§ Exercise materials
-------------------------
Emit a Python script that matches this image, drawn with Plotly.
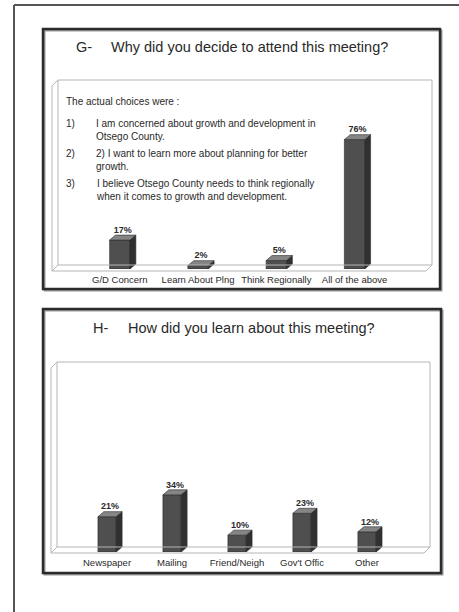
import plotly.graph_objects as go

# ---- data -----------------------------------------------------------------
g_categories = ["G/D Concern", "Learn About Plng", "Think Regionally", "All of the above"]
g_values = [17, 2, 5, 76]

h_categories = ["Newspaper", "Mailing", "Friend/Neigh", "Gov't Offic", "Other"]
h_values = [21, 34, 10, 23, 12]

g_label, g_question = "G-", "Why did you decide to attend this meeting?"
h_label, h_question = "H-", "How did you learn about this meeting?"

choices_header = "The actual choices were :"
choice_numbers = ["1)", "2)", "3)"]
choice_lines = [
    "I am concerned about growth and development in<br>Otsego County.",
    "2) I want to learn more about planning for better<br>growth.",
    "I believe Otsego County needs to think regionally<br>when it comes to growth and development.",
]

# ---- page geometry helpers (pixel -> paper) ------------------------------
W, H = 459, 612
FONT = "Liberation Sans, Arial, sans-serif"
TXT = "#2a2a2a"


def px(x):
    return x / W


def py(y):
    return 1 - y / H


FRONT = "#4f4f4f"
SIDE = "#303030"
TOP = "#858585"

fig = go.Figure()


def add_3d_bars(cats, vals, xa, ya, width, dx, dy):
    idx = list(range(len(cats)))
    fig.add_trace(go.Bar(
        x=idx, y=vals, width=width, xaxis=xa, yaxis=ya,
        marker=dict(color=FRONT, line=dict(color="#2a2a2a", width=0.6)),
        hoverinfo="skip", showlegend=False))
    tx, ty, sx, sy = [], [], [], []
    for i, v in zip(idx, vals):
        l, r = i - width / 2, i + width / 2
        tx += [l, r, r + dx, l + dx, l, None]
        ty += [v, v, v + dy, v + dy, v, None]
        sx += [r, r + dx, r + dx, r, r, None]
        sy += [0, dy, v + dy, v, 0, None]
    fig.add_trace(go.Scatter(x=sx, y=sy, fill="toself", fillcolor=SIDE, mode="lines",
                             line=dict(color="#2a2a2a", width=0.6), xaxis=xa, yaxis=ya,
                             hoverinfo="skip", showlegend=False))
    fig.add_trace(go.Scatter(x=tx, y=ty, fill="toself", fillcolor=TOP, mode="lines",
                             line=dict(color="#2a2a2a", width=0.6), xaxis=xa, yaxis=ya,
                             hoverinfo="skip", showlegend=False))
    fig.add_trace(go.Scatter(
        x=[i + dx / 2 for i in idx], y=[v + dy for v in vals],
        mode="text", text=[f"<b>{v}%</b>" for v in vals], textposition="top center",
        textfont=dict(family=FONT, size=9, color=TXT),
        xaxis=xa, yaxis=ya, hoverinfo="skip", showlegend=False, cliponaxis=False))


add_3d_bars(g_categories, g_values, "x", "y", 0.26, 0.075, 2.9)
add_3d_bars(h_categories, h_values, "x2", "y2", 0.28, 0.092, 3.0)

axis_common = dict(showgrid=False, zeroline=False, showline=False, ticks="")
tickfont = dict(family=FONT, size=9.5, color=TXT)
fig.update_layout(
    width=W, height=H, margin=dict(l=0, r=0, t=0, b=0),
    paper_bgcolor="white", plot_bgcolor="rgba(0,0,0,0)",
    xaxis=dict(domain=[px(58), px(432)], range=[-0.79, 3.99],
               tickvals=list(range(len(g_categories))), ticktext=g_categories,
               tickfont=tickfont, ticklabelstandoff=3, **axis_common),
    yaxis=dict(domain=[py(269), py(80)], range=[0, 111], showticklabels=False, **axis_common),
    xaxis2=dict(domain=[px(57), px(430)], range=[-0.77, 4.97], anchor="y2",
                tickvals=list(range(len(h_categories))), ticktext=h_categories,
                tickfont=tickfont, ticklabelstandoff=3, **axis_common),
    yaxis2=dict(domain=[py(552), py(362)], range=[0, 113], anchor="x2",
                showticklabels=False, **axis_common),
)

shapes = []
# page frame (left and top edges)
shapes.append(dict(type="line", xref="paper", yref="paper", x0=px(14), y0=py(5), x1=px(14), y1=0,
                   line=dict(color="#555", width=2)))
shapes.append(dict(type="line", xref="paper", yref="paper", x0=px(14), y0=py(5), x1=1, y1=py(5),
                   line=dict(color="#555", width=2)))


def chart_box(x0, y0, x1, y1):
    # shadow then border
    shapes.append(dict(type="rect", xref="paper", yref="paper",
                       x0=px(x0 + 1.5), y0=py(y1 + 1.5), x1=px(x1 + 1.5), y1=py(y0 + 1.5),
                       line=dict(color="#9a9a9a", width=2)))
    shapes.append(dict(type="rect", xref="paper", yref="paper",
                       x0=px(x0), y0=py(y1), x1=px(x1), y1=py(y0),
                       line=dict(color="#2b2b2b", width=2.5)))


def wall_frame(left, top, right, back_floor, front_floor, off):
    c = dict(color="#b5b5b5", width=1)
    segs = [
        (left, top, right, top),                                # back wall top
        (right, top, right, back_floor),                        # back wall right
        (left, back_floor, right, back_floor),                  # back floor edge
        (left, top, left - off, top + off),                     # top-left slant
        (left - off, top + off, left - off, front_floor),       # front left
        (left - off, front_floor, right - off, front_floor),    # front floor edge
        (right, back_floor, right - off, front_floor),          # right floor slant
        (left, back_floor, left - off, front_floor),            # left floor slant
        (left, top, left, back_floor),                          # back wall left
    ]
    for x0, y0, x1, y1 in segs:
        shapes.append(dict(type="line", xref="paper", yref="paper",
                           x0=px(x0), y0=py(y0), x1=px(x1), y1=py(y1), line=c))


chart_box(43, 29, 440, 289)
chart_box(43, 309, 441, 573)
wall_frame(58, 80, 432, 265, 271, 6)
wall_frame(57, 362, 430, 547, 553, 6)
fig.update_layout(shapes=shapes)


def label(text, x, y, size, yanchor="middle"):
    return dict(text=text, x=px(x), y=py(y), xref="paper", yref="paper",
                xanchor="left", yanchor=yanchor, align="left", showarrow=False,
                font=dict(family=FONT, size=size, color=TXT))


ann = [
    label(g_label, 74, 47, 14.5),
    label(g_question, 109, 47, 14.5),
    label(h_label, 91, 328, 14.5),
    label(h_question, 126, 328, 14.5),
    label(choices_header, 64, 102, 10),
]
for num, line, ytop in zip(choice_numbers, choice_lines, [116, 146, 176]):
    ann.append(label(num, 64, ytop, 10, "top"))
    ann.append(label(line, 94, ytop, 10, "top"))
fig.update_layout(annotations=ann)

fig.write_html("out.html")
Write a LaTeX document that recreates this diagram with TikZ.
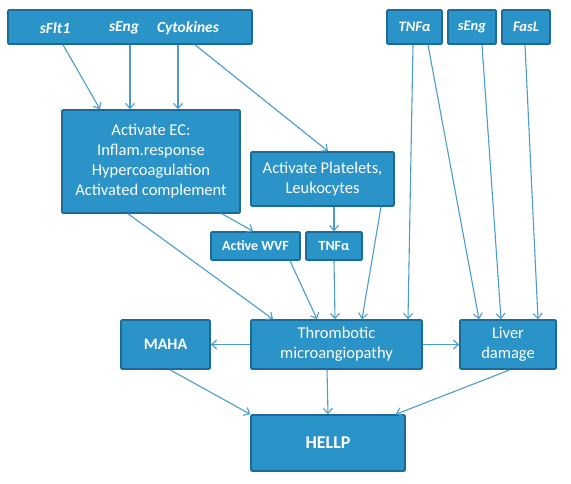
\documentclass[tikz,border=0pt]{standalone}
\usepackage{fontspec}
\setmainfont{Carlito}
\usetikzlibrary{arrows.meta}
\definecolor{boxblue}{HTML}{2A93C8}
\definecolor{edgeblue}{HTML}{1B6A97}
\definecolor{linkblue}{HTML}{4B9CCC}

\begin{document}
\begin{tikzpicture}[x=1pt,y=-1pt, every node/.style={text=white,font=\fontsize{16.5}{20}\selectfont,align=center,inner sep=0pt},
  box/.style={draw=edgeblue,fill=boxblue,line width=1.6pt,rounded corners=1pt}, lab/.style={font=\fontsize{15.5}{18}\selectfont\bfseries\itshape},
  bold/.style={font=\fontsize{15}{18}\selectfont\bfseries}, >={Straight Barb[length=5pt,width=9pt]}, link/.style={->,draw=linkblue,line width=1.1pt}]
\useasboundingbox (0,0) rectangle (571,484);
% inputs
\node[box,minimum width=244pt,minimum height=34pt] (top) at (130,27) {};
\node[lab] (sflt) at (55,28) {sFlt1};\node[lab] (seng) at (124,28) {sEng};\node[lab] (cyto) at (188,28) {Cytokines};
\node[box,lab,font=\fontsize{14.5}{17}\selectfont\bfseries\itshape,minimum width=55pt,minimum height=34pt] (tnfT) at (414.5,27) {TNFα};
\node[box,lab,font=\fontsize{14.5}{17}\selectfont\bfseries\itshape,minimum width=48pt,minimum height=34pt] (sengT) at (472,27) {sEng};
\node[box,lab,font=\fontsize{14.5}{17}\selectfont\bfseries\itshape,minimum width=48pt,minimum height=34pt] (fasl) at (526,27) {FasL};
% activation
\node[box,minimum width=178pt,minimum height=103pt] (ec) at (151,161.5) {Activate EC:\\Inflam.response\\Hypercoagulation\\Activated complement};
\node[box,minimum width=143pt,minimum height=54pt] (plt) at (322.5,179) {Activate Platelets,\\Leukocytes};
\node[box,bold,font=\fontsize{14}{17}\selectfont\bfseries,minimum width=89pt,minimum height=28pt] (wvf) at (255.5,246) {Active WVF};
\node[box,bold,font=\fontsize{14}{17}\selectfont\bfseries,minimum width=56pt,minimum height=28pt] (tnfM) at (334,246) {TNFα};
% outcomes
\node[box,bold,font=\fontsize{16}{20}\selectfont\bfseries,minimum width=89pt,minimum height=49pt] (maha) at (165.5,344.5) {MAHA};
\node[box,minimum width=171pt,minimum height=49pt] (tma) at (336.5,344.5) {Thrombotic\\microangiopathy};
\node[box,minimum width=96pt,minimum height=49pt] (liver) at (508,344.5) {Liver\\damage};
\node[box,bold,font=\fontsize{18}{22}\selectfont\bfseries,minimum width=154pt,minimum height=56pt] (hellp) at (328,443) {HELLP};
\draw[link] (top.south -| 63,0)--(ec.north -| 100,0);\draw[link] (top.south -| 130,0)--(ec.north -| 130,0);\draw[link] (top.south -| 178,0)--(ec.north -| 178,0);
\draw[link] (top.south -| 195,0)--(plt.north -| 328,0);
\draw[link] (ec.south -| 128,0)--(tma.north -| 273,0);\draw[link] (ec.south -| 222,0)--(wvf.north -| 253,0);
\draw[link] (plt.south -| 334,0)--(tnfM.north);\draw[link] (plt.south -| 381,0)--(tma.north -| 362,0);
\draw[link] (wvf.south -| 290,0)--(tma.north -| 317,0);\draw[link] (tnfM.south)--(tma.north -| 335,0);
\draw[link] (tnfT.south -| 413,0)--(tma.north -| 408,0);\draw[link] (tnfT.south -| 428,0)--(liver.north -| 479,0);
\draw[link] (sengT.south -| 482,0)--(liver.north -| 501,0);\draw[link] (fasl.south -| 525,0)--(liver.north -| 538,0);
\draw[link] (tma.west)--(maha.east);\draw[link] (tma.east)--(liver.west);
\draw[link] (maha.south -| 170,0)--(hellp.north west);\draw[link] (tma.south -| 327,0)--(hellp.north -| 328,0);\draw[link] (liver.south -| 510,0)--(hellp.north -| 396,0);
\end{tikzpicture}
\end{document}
-------------------------
§ Exercise goal
Check every line of the data, and copy the ones that contain "this".

§ Final result
Emit a Python script that matches this image, drawn with Plotly.
g_label, g_question = "G-", "Why did you decide to attend this meeting?"
h_label, h_question = "H-", "How did you learn about this meeting?"
Write a LaTeX document that recreates this diagram with TikZ.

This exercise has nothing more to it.